Tuesday, July 27, 2010

Lead Thoughts

I took my kids out shopping the other day to pick some things up. While we were out, one of the kids started playing one of the demonstration video games in the store. They hadn't played the game before, and weren't really all that concerned about place or position - they just knew they were having fun.

While playing the racing game on the demonstration system, they were driving around what appeared to be a mostly-deserted track. I knew from experience that it wasn't, and I noticed immediately the indicator that showed them in 8th of 8 places. They didn't seem to notice, or care, and it made me reflect.

How do you know when you're leading?

How do you know you're not behind the curve, and just can't see the first place car?

Tuesday, July 20, 2010

On-Call Best Practices

I've studied on-call best practices, and they all seem to come down to:

  1. Communicate. First think of yourself as in sales - you are selling your customers and co-workers that you are the buck stopper, and once you own problems, they WILL get fixed. Do whatever you have to do to cultivate that image, especially if you don't like the on-call portion of your job.
  2. Track what you do. You can bet your customer/co-worker/boss will, if they think you're slipping!
  3. Communicate. Tell people what you did.
  4. Track when you do it. This may seem to be a part of #1, above, but it really isn't. Using simple tools, like the calendar portion of your email client, is a pretty simple, integrated way to get this done.
  5. Communicate. The timeliness of your actions can make or break other peoples solutions, so don't be afraid to talk, talk, talk!
  6. Track how you do it. If you involve someone else, especially on the late night calls, a quick email outlining the steps you took while the issue is still fresh in your mind can (and will!) save you both later.
  7. Communicate. Telling others how to reproduce your success isn't being generous, it's being responsible.
I hope you see the pattern. :)

Tuesday, July 13, 2010

SSIS /dev/null

While working with SSIS 2008 recently, I needed some random data. While I was poking around on the same site, I found this:


From their webpage:
When developing a package it is very useful to have a destination adapter that does nothing but consume rows with no setup requirement. You often want run a package part way through development, or just add a path so you can set a Data Viewer. There are stock tasks that can be used, but with the Trash Destination all columns are treated as selected automatically (usage type of read-only), so the pipeline knows they are required. It is also obvious that this is for development or diagnostic purposes, and is clearly not a part of the functional design of the package.
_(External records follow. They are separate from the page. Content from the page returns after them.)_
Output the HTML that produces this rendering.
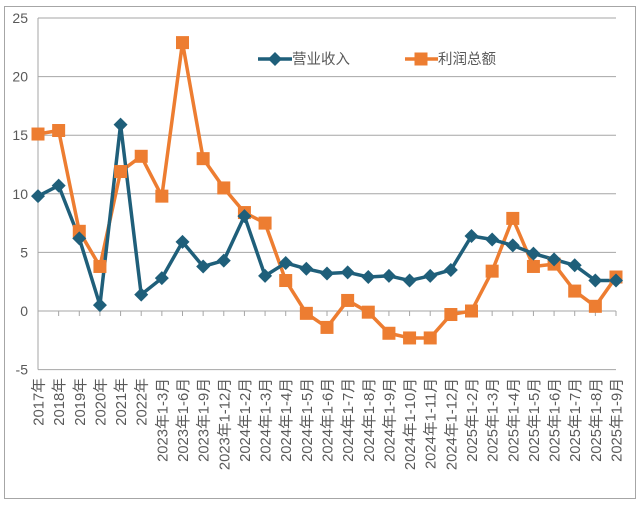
<!DOCTYPE html>
<html><head><meta charset="utf-8"><style>
body{margin:0;background:#fff}
svg text{font-family:"Liberation Sans","Noto Sans CJK SC",sans-serif;fill:#595959}
</style></head><body>
<svg width="640" height="503" viewBox="0 0 640 503" xmlns="http://www.w3.org/2000/svg">
<rect x="4.5" y="6.5" width="631" height="492" fill="#fff" stroke="#a6a6a6"/>
<g id="g"></g>
</svg>
<script>
const NS="http://www.w3.org/2000/svg",g=document.getElementById('g');
function el(t,a,txt){const e=document.createElementNS(NS,t);for(const k in a)e.setAttribute(k,a[k]);if(txt!==undefined)e.textContent=txt;g.appendChild(e);return e;}
const X0=38,X1=616,Y0=311,S=11.72;
const labels=["2017年","2018年","2019年","2020年","2021年","2022年","2023年1-3月","2023年1-6月","2023年1-9月","2023年1-12月","2024年1-2月","2024年1-3月","2024年1-4月","2024年1-5月","2024年1-6月","2024年1-7月","2024年1-8月","2024年1-9月","2024年1-10月","2024年1-11月","2024年1-12月","2025年1-2月","2025年1-3月","2025年1-4月","2025年1-5月","2025年1-6月","2025年1-7月","2025年1-8月","2025年1-9月"];
const blue=[9.8,10.7,6.2,0.5,15.9,1.4,2.8,5.9,3.8,4.3,8.1,3.0,4.1,3.6,3.2,3.3,2.9,3.0,2.6,3.0,3.5,6.4,6.1,5.6,4.9,4.4,3.9,2.6,2.6];
const org=[15.1,15.4,6.8,3.8,11.9,13.2,9.8,22.9,13.0,10.5,8.4,7.5,2.6,-0.2,-1.4,0.9,-0.1,-1.9,-2.3,-2.3,-0.3,0.0,3.4,7.9,3.8,4.0,1.7,0.4,2.9];
const dx=(X1-X0)/28;
const xs=i=>X0+dx*i, ys=v=>Y0-v*S;
for(let v=-5;v<=25;v+=5){const y=ys(v);
 if(v!==-5&&v!==0) el('line',{x1:X0,x2:X1,y1:y,y2:y,stroke:'#a6a6a6','stroke-width':1});
 el('text',{x:28,y:y+5,'text-anchor':'end','font-size':14},String(v));}
el('line',{x1:X0,x2:X1,y1:ys(-5),y2:ys(-5),stroke:'#a6a6a6'});
el('line',{x1:X0,x2:X0,y1:ys(25),y2:ys(-5),stroke:'#a6a6a6'});
el('line',{x1:X0,x2:X1,y1:Y0,y2:Y0,stroke:'#a6a6a6'});
for(let i=0;i<29;i++){el('line',{x1:xs(i),x2:xs(i),y1:Y0,y2:Y0+5,stroke:'#a6a6a6'});
 const x=xs(i)+5.5,y=378;el('text',{x:x,y:y,'text-anchor':'end','font-size':14.8,transform:`rotate(-90 ${x} ${y})`},labels[i]);}
el('polyline',{points:org.map((v,i)=>xs(i)+','+ys(v)).join(' '),fill:'none',stroke:'#ed7d31','stroke-width':3.5,'stroke-linejoin':'round'});
el('polyline',{points:blue.map((v,i)=>xs(i)+','+ys(v)).join(' '),fill:'none',stroke:'#1f5f7a','stroke-width':3.5,'stroke-linejoin':'round'});
function dia(x,y){el('polygon',{points:`${x},${y-7} ${x+7},${y} ${x},${y+7} ${x-7},${y}`,fill:'#1f5f7a'});}
function sq(x,y){el('rect',{x:x-6.5,y:y-6.5,width:13,height:13,fill:'#ed7d31'});}
org.forEach((v,i)=>sq(xs(i),ys(v)));
blue.forEach((v,i)=>dia(xs(i),ys(v)));
el('line',{x1:258,x2:292,y1:59,y2:59,stroke:'#1f5f7a','stroke-width':3.5});dia(275,59);
el('text',{x:292,y:64,'font-size':14.5},'营业收入');
el('line',{x1:405,x2:438,y1:59,y2:59,stroke:'#ed7d31','stroke-width':3.5});sq(421,59);
el('text',{x:438,y:64,'font-size':14.5},'利润总额');
</script>
</body></html>
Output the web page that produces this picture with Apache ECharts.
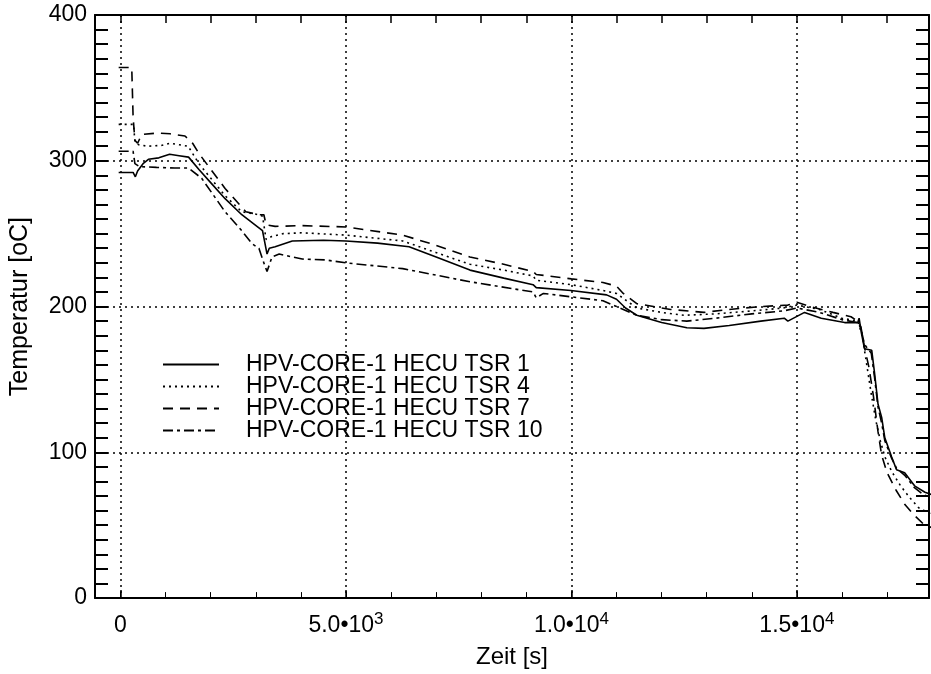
<!DOCTYPE html>
<html>
<head>
<meta charset="utf-8">
<script src="https://cdn.jsdelivr.net/npm/echarts@6/dist/echarts.min.js"></script>
<style>html,body{margin:0;padding:0;background:#fff}#c{width:931px;height:674px}</style>
</head>
<body>
<div id="c"></div>
<script>
// ---- data (time [s], temperature [oC]) ----
const seriesNames = ['HPV-CORE-1 HECU TSR 1', 'HPV-CORE-1 HECU TSR 4', 'HPV-CORE-1 HECU TSR 7', 'HPV-CORE-1 HECU TSR 10'];

const tsr1 = [[-40,292],[280,292],[330,289],[380,293],[500,298],[620,301],[850,302],[1090,304.5],[1300,303.5],[1510,302.5],[1740,294],[2000,285],[2320,274],[2690,263],[3070,254],[3150,252],[3200,244],[3250,236],[3300,240],[3430,241],[3810,245],[4500,245.5],[5000,245],[5700,243.5],[6400,241],[7000,234],[7750,225],[8500,219.5],[9150,215],[9220,213],[9990,211],[10780,208],[11000,205],[11200,199],[11450,194],[12000,189],[12560,185.5],[12940,185],[13500,187],[14200,190],[14720,192],[14800,190],[15170,196],[15540,192],[16060,189],[16350,189],[16380,192],[16430,182],[16500,171],[16660,170],[16720,155],[16800,133],[16880,124],[16950,110],[17100,97],[17210,88],[17390,86],[17610,77],[17840,72.6],[18080,70]];

const tsr4 = [[-40,325],[290,325],[320,313],[400,311],[600,310],[900,310.5],[1100,312],[1300,311],[1500,310],[1740,298],[2320,276],[2690,265],[3070,263],[3150,262],[3230,246],[3350,248],[3600,250],[4030,250.6],[5000,249],[6260,245],[7000,237],[7750,229],[8500,225],[9150,221],[9220,218],[10000,215],[10700,211],[11000,209],[11450,199],[12000,196],[12500,194],[13200,195],[14000,197],[14700,199],[15000,201],[15500,198],[16000,192],[16350,190],[16450,180],[16550,160],[16650,140],[16750,122],[16850,108],[16950,97],[17100,87],[17300,77],[17500,69],[17700,62],[18080,56]];

const tsr7 = [[-40,364],[250,364],[280,330],[320,314],[380,312],[470,318],[800,319],[1100,318.5],[1430,317],[1600,312],[1740,305],[2320,281],[2780,265],[3070,263],[3180,263],[3230,256],[3430,255],[4030,255.5],[5000,254.6],[6260,249],[7000,242],[7750,234],[8500,229],[9150,224],[9220,222],[10000,219],[10700,216.5],[11000,214],[11150,209],[11450,202],[12200,198],[12940,196],[13500,198],[14200,200],[14800,201],[15000,203],[15300,200],[15800,196],[16200,193],[16350,190],[16420,186],[16500,172],[16600,158],[16700,138],[16800,114],[16880,98],[17000,86],[17200,74],[17400,64],[17600,57],[17800,51],[18080,47]];

const tsr10 = [[-40,306.5],[280,306.5],[320,298],[420,296],[800,295.5],[1200,295],[1510,295],[1800,288],[2320,265],[2690,252],[2920,243],[3070,240],[3190,229],[3250,224],[3360,234],[3520,236],[4030,232.6],[4540,232],[4990,230],[6260,226],[7750,217],[9150,210],[9220,206],[9380,209],[10700,204],[11000,200],[11450,194],[12000,191],[12560,190],[13200,192],[14000,195],[14700,197],[15000,199],[15500,196],[16000,191],[16350,189],[16420,185],[16500,174],[16650,168],[16720,152],[16800,131],[16880,120],[16950,108],[17100,96],[17210,89],[17400,84],[17600,76],[17800,71],[18080,68]];

// ---- axes ----
const xMin = -565, xMax = 17930;
const yMin = 0, yMax = 400;
const xLabelValues = [0, 5000, 10000, 15000];
const xMinorValues = [0, 1000, 2000, 3000, 4000, 5000, 6000, 7000, 8000, 9000, 10000, 11000, 12000, 13000, 14000, 15000, 16000, 17000];

const FONT = '"Liberation Sans", Arial, Helvetica, sans-serif';

function xFmt(v) {
  if (v === 0) return '{b|0}';
  const e = Math.floor(Math.log10(v));
  const m = v / Math.pow(10, e);
  return '{b|' + m.toFixed(1) + '•10}{s|' + e + '}';
}

const chart = echarts.init(document.getElementById('c'), null, {renderer: 'canvas'});
const styles = [
  {type: 'solid', width: 1.6},
  {type: [2, 4], width: 1.6},
  {type: [10, 7], width: 1.6},
  {type: [10, 4, 3, 4], width: 1.6}
];
const datasets = [tsr1, tsr4, tsr7, tsr10];

const axisLineStyle = {color: '#000', width: 2};

chart.setOption({
  animation: false,
  backgroundColor: '#fff',
  textStyle: {fontFamily: FONT, color: '#000'},
  grid: {left: 93, right: 2, top: 15, bottom: 63, containLabel: false},
  legend: {
    orient: 'vertical', left: 157, top: 348,
    itemWidth: 56, itemHeight: 14, itemGap: -1,
    itemStyle: {opacity: 0},
    textStyle: {fontFamily: FONT, fontSize: 23, color: '#000', lineHeight: 22, padding: [0, 0, 0, 22]},
    data: seriesNames
  },
  xAxis: [
    {
      type: 'value', min: xMin, max: xMax, position: 'bottom',
      name: 'Zeit [s]', nameLocation: 'middle', nameGap: 40,
      nameTextStyle: {fontFamily: FONT, fontSize: 24, color: '#000'},
      axisLine: {show: true, onZero: false, lineStyle: axisLineStyle},
      axisTick: {show: true, inside: true, length: 8, customValues: xLabelValues, lineStyle: {color: '#000', width: 1.5}},
      axisLabel: {
        customValues: xLabelValues, margin: 13, formatter: xFmt, color: '#000',
        rich: {
          b: {fontFamily: FONT, fontSize: 23, color: '#000', verticalAlign: 'bottom', lineHeight: 26},
          s: {fontFamily: FONT, fontSize: 17, color: '#000', verticalAlign: 'top', lineHeight: 26, padding: [0, 0, 12, 0]}
        }
      },
      splitLine: {show: true, lineStyle: {color: '#000', type: [2, 4], width: 1.5}}
    },
    {
      type: 'value', min: xMin, max: xMax, position: 'bottom',
      axisLine: {show: false, onZero: false},
      axisTick: {show: true, inside: true, length: 6, customValues: xMinorValues, lineStyle: {color: '#000', width: 1}},
      axisLabel: {show: false},
      splitLine: {show: false}
    },
    {
      type: 'value', min: xMin, max: xMax, position: 'top',
      axisLine: {show: true, onZero: false, lineStyle: axisLineStyle},
      axisTick: {show: true, inside: true, length: 8, customValues: xMinorValues, lineStyle: {color: '#000', width: 1.5}},
      axisLabel: {show: false},
      splitLine: {show: false}
    }
  ],
  yAxis: [
    {
      type: 'value', min: yMin, max: yMax, interval: 100, position: 'left',
      name: 'Temperatur [oC]', nameLocation: 'middle', nameGap: 62, nameRotate: 90,
      nameTextStyle: {fontFamily: FONT, fontSize: 25, color: '#000'},
      axisLine: {show: true, onZero: false, lineStyle: axisLineStyle},
      axisTick: {show: true, inside: true, length: 13, lineStyle: {color: '#000', width: 2}},
      minorTick: {show: true, splitNumber: 10, length: 13, lineStyle: {color: '#000', width: 2}},
      axisLabel: {fontFamily: FONT, fontSize: 23, color: '#000', margin: 8},
      splitLine: {show: true, lineStyle: {color: '#000', type: [2, 4], width: 1.5}}
    },
    {
      type: 'value', min: yMin, max: yMax, interval: 100, position: 'right',
      axisLine: {show: true, onZero: false, lineStyle: axisLineStyle},
      axisTick: {show: true, inside: true, length: 13, lineStyle: {color: '#000', width: 2}},
      minorTick: {show: true, splitNumber: 10, length: 13, lineStyle: {color: '#000', width: 2}},
      axisLabel: {show: false},
      splitLine: {show: false}
    }
  ],
  series: datasets.map((d, i) => ({
    name: seriesNames[i], type: 'line', data: d, xAxisIndex: 0, yAxisIndex: 0,
    symbol: 'none', smooth: false, clip: true,
    lineStyle: Object.assign({color: '#000'}, styles[i]),
    itemStyle: {color: '#000'}
  }))
});
</script>
</body>
</html>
So, basically it's a /dev/null for SSIS. Cool!

Tuesday, July 6, 2010

SSIS Sample Data

While working with SSIS 2008 recently, I needed some random data. I found this:


From their webpage:
It generates random integer (DT_I4) and string (DT_WSTR) data and places them in the pipeline. You specify how many columns of each you would like and for any string columns you pass a fixed length value. You then need to specify how many rows in total you require to be generated.